Associate Administrator of Neuro, Trauma and Emergency Services
Charleston Area Medical Center
AARC member since 1973
Member of the AARC Board of Directors 1999-2004. Elected Vice President of External Affairs 2006, Elected Vice President of Internal Affairs 2006, Elected Secretary-Treasurer 2009. Chair of the Management Section (1700+members) 1992–1997 and 1999–2004. Chair of the Patient Safety and Professional Practice Committee. Multiple other committees.
PAC Representative 2005. President WVSRC 1991–1993. Vice President 1990. Board Member 1983–1989. Licensure Committee.
Chair of the West Virginia Board of Respiratory Care (licensing agency for WV, appointed by 3 different governors). 1993–2008 Secretary-Treasurer West Virginia Board of Respiratory Care. 1995 Clinical and Laboratory Standards Institute Subcommittee on Managing Medical Device Hazards and Recalls.
RRT, FAARC 1997. Marshall University M.Sc, Health Care Administration 1994. St. Joseph’s College B.S., Health Care Administration.
Managing Respiratory Care: Where Is the Science? Respir Care. 2008 July;53(7):903–907. Review. PMID: 18593492 [PubMed—indexed for MEDLINE] Promoting professionalism and reducing staff turnover in respiratory care. Respir Care. 2005 Aug;50(8):1029–30. No abstract available. PMID: 16225705 [PubMed—indexed for MEDLINE] Respiratory care in the computer age. Respir Care. 2004 Apr;49(4):361–4; discussion 364-6. Review. PMID: 15030609 [PubMed—indexed for MEDLINE].
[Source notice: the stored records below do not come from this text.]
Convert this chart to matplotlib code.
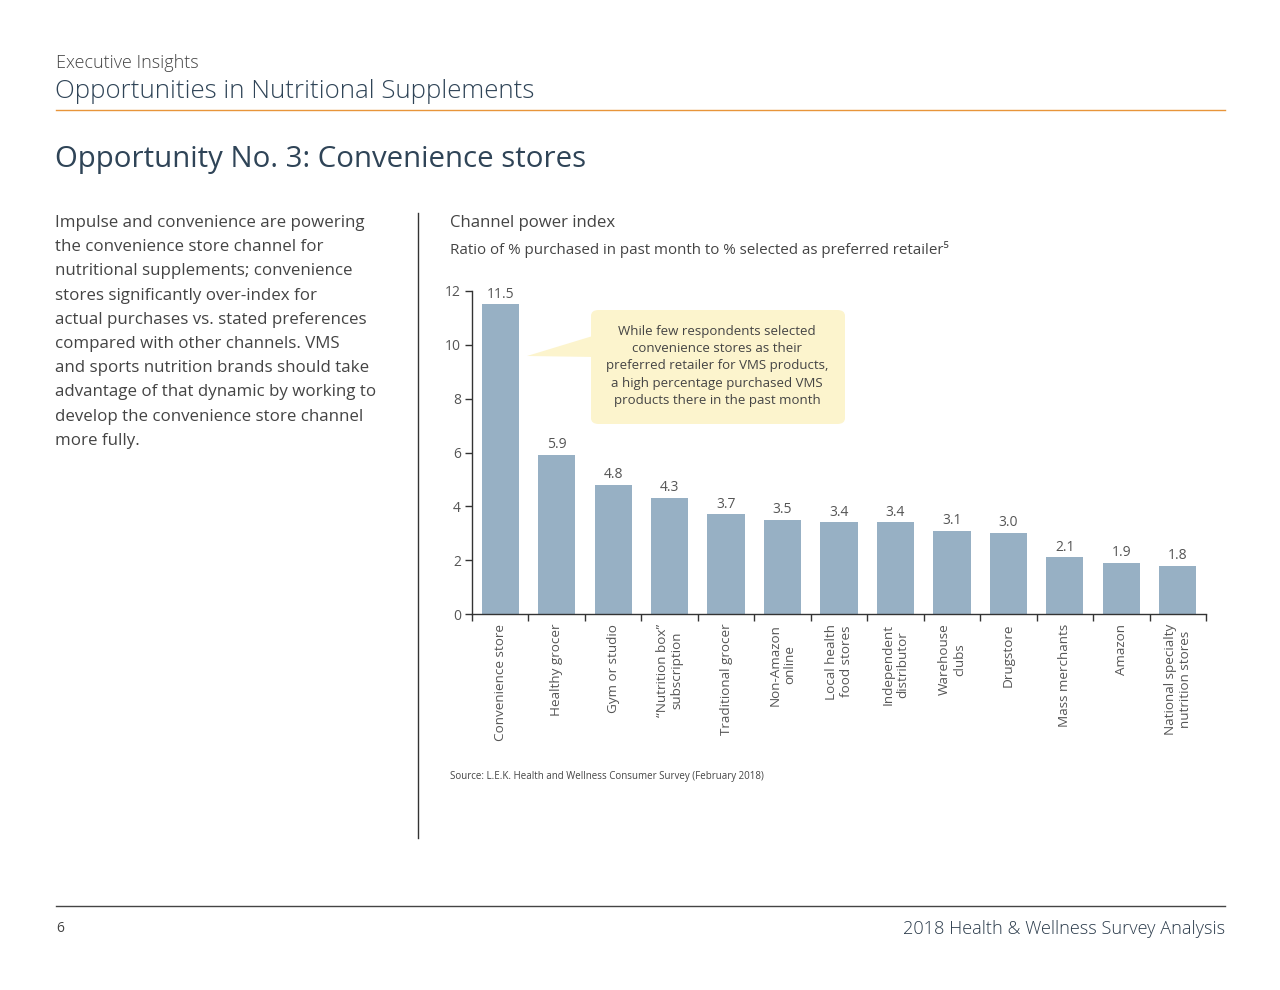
import matplotlib
matplotlib.use("Agg")
import matplotlib.pyplot as plt
from matplotlib.patches import FancyBboxPatch, Polygon
from matplotlib.lines import Line2D

plt.rcParams['font.family'] = ['Open Sans', 'DejaVu Sans']

categories = ["Convenience store", "Healthy grocer", "Gym or studio",
              "\u201cNutrition box\u201d\nsubscription", "Traditional grocer",
              "Non-Amazon\nonline", "Local health\nfood stores", "Independent\ndistributor",
              "Warehouse\nclubs", "Drugstore", "Mass merchants", "Amazon",
              "National specialty\nnutrition stores"]
values = [11.5, 5.9, 4.8, 4.3, 3.7, 3.5, 3.4, 3.4, 3.1, 3.0, 2.1, 1.9, 1.8]
yticks = [0, 2, 4, 6, 8, 10, 12]

W, H = 1280, 990
fig = plt.figure(figsize=(W / 100, H / 100), dpi=100)

def fx(px):
    return px / W

def fy(py):
    return 1 - py / H

def ty(py):
    # text centre positions (small offset for font metrics)
    return 1 - (py + 2) / H

dark = "#2f4457"
gray = "#555555"
txt = "#444444"

# Header
fig.text(fx(56), ty(61), "Executive Insights", fontsize=13, color=txt, va="center", ha="left",
         fontweight="light")
fig.text(fx(55), ty(89), "Opportunities in Nutritional Supplements", fontsize=18.6, color=dark,
         va="center", ha="left", fontweight="light")
fig.add_artist(Line2D([fx(56), fx(1225)], [fy(110), fy(110)], color="#e8953a", lw=1.0))
fig.text(fx(55), ty(157), "Opportunity No. 3: Convenience stores", fontsize=21.2, color=dark,
         va="center", ha="left")

# Body text
body = ["Impulse and convenience are powering",
        "the convenience store channel for",
        "nutritional supplements; convenience",
        "stores significantly over-index for",
        "actual purchases vs. stated preferences",
        "compared with other channels. VMS",
        "and sports nutrition brands should take",
        "advantage of that dynamic by working to",
        "develop the convenience store channel",
        "more fully."]
for i, line in enumerate(body):
    fig.text(fx(55), ty(221 + i * 24.2), line, fontsize=12.2, color=txt, va="center", ha="left")

# Divider
fig.add_artist(Line2D([fx(418), fx(418)], [fy(213), fy(838)], color="#333333", lw=1.0))

# Chart titles
fig.text(fx(450), ty(221), "Channel power index", fontsize=12.1, color=txt, va="center", ha="left")
fig.text(fx(450), ty(247), "Ratio of % purchased in past month to % selected as preferred retailer\u2075",
         fontsize=10.9, color=txt, va="center", ha="left")

# Axes
ax = fig.add_axes([fx(472), fy(614), fx(1206) - fx(472), fy(291) - fy(614)])
x = list(range(len(values)))
bars = ax.bar(x, values, width=0.66, color="#97b0c4", zorder=2)
ax.set_xlim(-0.5, len(values) - 0.5)
ax.set_ylim(0, 12)
ax.set_yticks(yticks)
ax.set_yticklabels([str(t) for t in yticks], fontsize=10, color=gray)
ax.set_xticks(x)
ax.set_xticklabels(categories, rotation=90, fontsize=9.7, color=gray, ha="center", va="top",
                   multialignment="center")
ax.tick_params(axis="x", length=0, pad=7)
ax.set_xticks([i - 0.5 for i in range(len(values) + 1)], minor=True)
ax.tick_params(axis="x", which="minor", length=5, direction="out", color="#333333", width=1)
ax.tick_params(axis="y", length=5, direction="out", color="#333333", width=1, pad=3)
for s in ["top", "right"]:
    ax.spines[s].set_visible(False)
for s in ["left", "bottom"]:
    ax.spines[s].set_color("#333333")
    ax.spines[s].set_linewidth(1)
ax.bar_label(bars, labels=[f"{v:.1f}" for v in values], padding=2, fontsize=10, color=gray)

# Callout
bx0, by0, bx1, by1 = 591, 310, 845, 424
box = FancyBboxPatch((fx(bx0), fy(by1)), fx(bx1) - fx(bx0), fy(by0) - fy(by1),
                     boxstyle="round,pad=0,rounding_size=0.006",
                     transform=fig.transFigure, facecolor="#fcf4cd", edgecolor="none", zorder=5)
fig.add_artist(box)
tri = Polygon([(fx(527), fy(356)), (fx(596), fy(335)), (fx(596), fy(357))],
              closed=True, transform=fig.transFigure, facecolor="#fcf4cd", edgecolor="none", zorder=5)
fig.add_artist(tri)
callout = ("While few respondents selected\nconvenience stores as their\n"
           "preferred retailer for VMS products,\na high percentage purchased VMS\n"
           "products there in the past month")
fig.text(fx(717), ty(364), callout, fontsize=9.5, color=txt, ha="center", va="center",
         multialignment="center", linespacing=1.42, zorder=6)

# Source
fig.text(fx(450), ty(774), "Source: L.E.K. Health and Wellness Consumer Survey (February 2018)",
         fontsize=7, color=txt, va="center", ha="left",
         family=["Liberation Sans Narrow", "Open Sans", "DejaVu Sans"])

# Footer
fig.add_artist(Line2D([fx(56), fx(1225)], [fy(906), fy(906)], color="#444444", lw=1.0))
fig.text(fx(56), ty(927), "6", fontsize=10, color=txt, va="center", ha="left")
fig.text(fx(1225), ty(927), "2018 Health & Wellness Survey Analysis", fontsize=13.1, color="#2a3a4a",
         va="center", ha="right", fontweight="light")

fig.savefig("out.png", dpi=100, facecolor="white")
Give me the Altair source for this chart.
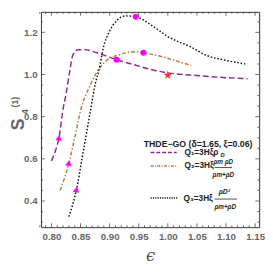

What is your vision of the AARC in 2015?
By 2015, national legislation will be in place that both recognizes the respiratory therapist by reimbursing for the care that is delivered and recognizing the respiratory therapist as a professional. At the same time the Centers for Medicaid and Medicare recognizes the respiratory therapist, the general public will have a better understanding of the contributions made by respiratory therapists in the delivery of health care. By 2015 we would hope that the education for respiratory therapists meets the demands and needs of the employers and is a competency-based education system. Respiratory therapists will be working in more areas for delivering care. Common will be the use of respiratory therapists as case managers and in physician offices. It will be common for the respiratory therapist to deliver professional services in the home such as patient assessments and professional services to patients in the home. In order to meet these accomplishments we need more respiratory therapists to be members of the AARC so the voice of this community can be heard.
What have you done in the last 5 years to promote the profession in your community?
In my community I have lead the Licensure Board for the last 13 years with a focus on protecting both the public and the profession. I have assisted in the development of legislation in West Virginia that enhances the practice of respiratory care and addresses resources for employers. I have continued to be an example for therapists in my hospital and my community. I have continued to be a resource to anyone who asks for assistance. I have continued to serve the AARC as an officer, and I have provided lectures and written material as requested.